→ **PROBLEM STATEMENT**:
Give the count of lines containing the string "that", with no other output.

+++ INPUT FOR THIS TASK

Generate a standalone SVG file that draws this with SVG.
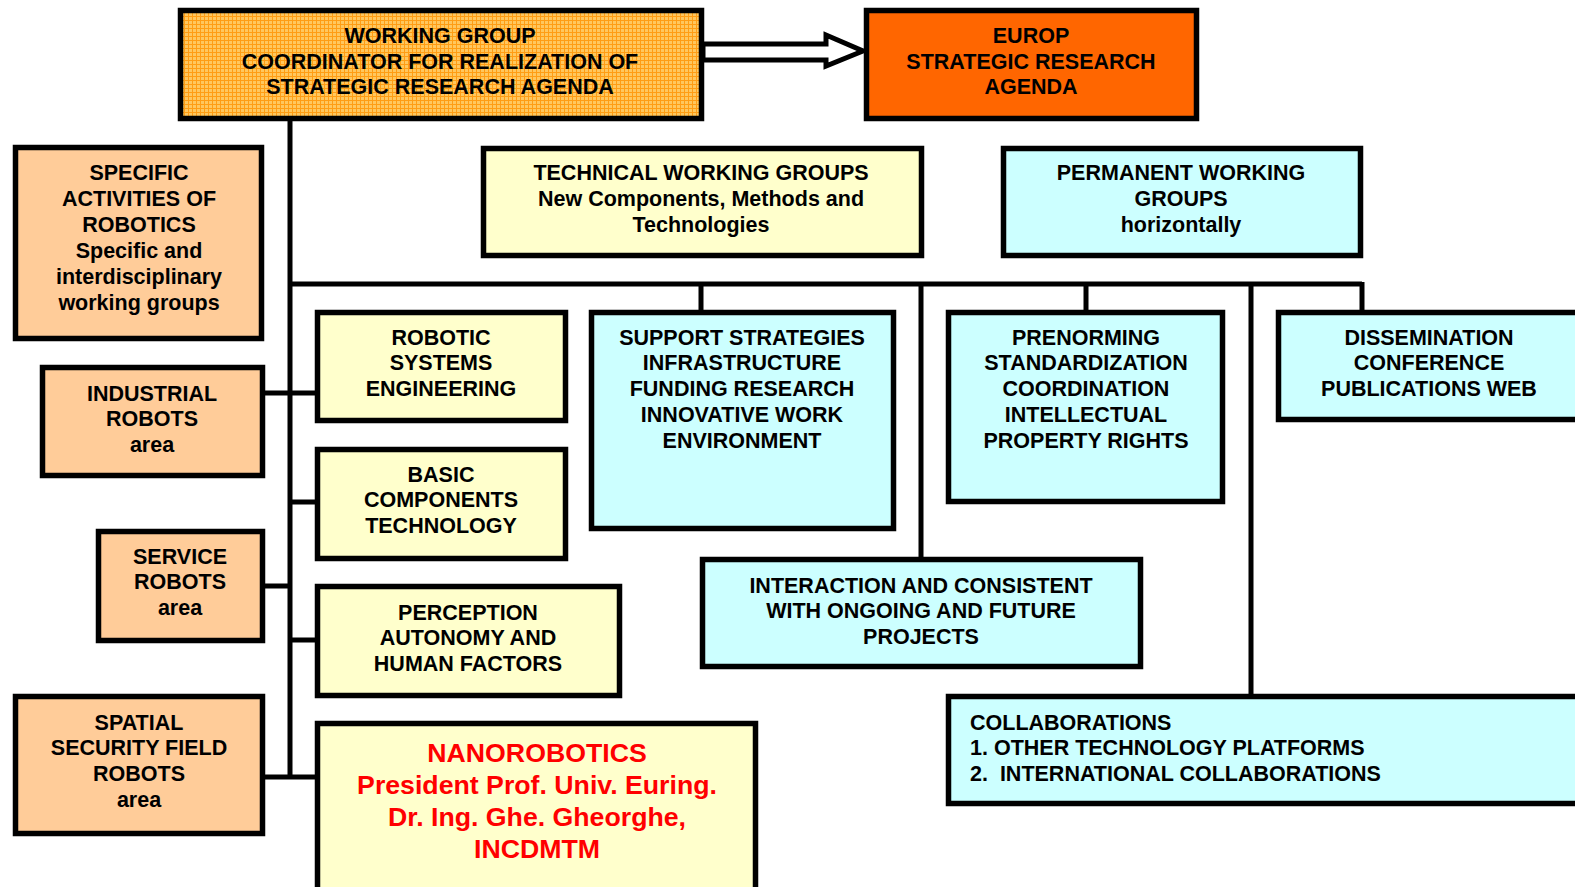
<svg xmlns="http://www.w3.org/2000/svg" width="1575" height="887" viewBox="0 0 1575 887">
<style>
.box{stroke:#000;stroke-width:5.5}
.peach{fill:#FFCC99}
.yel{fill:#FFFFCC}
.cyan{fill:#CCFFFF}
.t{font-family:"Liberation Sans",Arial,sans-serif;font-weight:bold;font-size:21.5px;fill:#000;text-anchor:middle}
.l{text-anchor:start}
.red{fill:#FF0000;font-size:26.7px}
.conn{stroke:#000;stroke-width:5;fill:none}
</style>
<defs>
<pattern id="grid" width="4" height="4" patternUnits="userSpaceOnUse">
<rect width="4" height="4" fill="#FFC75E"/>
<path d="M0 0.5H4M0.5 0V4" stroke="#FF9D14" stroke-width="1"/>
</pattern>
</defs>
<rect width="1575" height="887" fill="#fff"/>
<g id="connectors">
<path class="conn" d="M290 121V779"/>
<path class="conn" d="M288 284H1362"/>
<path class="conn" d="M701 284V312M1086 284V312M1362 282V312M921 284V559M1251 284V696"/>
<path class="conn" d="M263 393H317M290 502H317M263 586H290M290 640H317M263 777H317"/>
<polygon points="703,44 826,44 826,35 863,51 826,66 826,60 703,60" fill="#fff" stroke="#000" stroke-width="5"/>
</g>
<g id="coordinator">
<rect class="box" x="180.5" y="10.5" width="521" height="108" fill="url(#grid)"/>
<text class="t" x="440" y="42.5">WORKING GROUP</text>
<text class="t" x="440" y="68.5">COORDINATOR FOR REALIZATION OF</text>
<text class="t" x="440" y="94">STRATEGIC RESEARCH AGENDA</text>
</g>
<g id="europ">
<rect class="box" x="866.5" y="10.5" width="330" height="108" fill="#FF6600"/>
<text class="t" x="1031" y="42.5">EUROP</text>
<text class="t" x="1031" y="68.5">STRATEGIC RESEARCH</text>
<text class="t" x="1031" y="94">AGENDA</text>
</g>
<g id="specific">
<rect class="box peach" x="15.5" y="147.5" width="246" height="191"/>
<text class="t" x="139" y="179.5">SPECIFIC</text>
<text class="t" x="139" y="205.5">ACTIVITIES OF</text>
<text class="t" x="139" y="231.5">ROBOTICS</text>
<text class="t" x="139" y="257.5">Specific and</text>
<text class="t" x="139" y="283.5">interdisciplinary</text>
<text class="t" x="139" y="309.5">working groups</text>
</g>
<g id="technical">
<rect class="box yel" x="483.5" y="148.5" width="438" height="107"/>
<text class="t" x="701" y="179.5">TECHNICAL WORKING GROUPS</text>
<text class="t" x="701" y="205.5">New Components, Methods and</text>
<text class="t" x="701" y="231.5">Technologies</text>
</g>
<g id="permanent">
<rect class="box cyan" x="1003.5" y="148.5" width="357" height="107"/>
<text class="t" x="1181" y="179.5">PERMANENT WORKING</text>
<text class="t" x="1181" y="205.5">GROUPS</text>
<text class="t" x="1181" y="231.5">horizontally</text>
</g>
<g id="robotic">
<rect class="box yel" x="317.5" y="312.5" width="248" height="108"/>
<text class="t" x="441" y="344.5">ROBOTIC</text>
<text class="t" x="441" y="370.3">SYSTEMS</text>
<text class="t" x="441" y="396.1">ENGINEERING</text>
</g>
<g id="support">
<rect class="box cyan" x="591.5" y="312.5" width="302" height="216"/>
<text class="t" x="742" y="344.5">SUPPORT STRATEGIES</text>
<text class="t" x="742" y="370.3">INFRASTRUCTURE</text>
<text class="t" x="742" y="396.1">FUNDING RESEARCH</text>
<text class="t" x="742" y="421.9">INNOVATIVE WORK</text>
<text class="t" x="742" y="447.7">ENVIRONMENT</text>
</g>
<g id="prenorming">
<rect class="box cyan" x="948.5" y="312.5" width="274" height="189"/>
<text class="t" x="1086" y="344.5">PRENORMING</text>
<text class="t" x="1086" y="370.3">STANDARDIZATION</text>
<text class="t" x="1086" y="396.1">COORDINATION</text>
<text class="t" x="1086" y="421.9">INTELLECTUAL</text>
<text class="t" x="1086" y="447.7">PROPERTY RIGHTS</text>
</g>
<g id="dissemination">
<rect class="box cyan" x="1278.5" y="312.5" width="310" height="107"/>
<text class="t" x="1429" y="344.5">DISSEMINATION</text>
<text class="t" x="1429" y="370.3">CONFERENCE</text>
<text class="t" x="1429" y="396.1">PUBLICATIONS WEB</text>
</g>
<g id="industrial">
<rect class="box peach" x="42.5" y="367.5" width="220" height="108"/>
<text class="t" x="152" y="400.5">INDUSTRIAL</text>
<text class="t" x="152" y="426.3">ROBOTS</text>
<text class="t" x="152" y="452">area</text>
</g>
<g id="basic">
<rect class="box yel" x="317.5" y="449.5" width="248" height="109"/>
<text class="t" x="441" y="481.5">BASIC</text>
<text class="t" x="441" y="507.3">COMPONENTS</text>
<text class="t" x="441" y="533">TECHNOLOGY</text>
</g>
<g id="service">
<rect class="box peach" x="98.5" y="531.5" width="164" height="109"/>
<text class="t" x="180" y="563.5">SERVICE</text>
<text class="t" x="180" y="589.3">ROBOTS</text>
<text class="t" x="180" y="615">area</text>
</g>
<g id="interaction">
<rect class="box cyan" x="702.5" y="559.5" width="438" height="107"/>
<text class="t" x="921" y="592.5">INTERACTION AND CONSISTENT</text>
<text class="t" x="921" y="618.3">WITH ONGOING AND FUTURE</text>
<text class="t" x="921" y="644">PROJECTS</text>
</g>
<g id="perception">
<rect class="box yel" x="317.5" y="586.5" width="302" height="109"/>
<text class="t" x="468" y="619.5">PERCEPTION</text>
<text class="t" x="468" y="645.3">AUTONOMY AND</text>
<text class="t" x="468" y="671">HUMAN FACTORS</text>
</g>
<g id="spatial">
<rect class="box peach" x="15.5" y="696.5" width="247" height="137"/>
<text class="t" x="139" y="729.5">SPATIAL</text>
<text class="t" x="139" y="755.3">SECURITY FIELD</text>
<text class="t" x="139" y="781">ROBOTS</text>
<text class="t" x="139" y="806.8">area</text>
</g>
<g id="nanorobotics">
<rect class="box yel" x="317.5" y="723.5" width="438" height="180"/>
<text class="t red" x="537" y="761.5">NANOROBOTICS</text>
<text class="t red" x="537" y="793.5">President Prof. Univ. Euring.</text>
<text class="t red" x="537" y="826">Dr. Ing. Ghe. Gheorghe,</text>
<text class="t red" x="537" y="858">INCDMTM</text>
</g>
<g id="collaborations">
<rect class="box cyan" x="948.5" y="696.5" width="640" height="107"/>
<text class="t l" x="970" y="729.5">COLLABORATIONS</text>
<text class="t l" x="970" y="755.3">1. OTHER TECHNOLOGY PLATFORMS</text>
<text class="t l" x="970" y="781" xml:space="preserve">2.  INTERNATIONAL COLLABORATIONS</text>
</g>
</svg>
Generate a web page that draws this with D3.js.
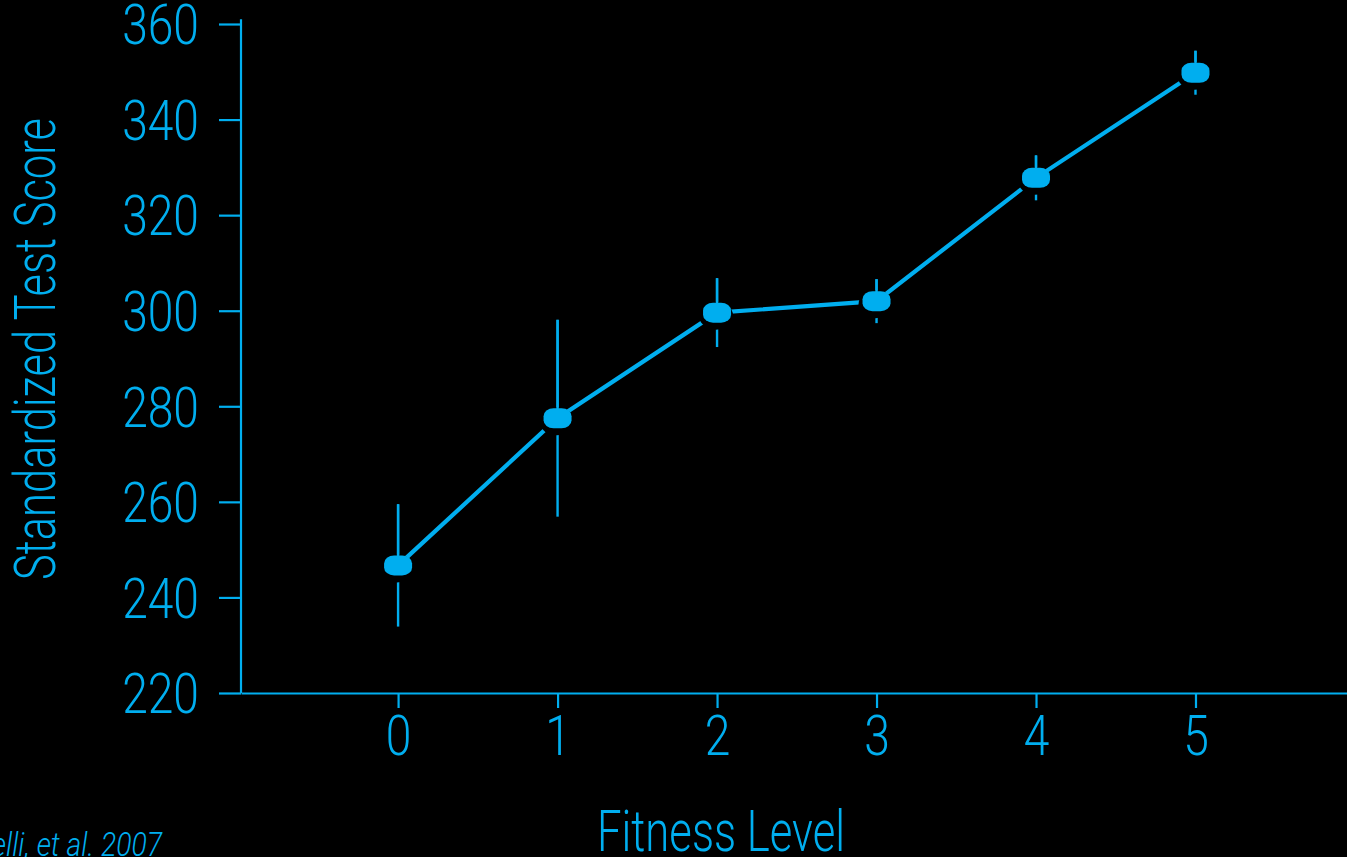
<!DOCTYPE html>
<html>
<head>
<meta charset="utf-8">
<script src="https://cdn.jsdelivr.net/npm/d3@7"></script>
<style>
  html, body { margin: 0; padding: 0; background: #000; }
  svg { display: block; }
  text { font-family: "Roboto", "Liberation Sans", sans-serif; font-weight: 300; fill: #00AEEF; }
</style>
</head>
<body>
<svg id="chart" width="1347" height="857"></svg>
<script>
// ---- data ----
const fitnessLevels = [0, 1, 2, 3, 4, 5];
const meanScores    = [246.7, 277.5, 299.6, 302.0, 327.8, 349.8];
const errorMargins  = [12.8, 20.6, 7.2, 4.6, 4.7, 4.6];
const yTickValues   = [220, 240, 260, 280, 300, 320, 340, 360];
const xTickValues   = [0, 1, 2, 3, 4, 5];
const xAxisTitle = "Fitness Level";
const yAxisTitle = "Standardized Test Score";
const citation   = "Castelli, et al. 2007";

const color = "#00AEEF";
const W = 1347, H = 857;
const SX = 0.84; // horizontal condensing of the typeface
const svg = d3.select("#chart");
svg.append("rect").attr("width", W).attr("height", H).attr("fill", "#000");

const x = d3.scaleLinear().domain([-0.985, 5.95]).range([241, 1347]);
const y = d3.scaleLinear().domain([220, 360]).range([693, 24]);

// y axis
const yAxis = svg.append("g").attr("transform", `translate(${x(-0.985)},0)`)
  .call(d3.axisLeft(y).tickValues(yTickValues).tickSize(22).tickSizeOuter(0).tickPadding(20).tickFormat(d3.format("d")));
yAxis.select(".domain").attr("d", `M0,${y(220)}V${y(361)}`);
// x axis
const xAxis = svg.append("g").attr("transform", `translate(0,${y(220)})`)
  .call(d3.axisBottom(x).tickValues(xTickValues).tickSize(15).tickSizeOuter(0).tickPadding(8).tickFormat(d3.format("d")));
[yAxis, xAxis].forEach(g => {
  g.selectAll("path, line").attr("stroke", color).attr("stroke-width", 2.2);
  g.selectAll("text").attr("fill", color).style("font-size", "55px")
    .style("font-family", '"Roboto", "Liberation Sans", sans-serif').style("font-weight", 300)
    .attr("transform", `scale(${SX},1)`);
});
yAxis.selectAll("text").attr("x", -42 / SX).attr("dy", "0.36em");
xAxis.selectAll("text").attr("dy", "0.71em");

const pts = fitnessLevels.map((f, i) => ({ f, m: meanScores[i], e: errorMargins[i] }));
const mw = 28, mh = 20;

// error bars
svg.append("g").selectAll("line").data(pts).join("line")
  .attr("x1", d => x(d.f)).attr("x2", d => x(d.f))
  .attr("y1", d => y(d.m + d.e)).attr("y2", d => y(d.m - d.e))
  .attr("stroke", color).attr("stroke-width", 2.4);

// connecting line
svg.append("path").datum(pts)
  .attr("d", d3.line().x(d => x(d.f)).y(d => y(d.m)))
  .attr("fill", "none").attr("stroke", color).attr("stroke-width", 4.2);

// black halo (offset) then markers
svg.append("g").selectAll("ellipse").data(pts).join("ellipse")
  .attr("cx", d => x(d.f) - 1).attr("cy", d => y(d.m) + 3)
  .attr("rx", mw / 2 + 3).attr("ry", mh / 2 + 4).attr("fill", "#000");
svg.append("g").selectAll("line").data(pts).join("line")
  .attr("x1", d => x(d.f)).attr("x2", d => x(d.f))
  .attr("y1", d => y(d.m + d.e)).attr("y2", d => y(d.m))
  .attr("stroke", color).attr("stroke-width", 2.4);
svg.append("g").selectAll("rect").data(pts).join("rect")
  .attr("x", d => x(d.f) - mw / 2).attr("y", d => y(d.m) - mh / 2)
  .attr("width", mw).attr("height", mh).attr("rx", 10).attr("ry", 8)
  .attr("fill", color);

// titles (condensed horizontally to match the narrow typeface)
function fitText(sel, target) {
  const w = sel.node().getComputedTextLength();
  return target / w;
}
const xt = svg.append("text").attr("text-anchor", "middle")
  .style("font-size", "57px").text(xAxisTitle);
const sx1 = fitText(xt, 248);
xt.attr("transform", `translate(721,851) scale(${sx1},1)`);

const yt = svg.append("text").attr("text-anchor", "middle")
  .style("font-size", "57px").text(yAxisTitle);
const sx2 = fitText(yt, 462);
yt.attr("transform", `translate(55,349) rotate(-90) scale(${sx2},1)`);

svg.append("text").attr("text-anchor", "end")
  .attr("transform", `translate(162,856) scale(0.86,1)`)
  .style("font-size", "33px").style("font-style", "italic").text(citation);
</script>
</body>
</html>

++++++

→ **EXERCISE RESPONSE**:
2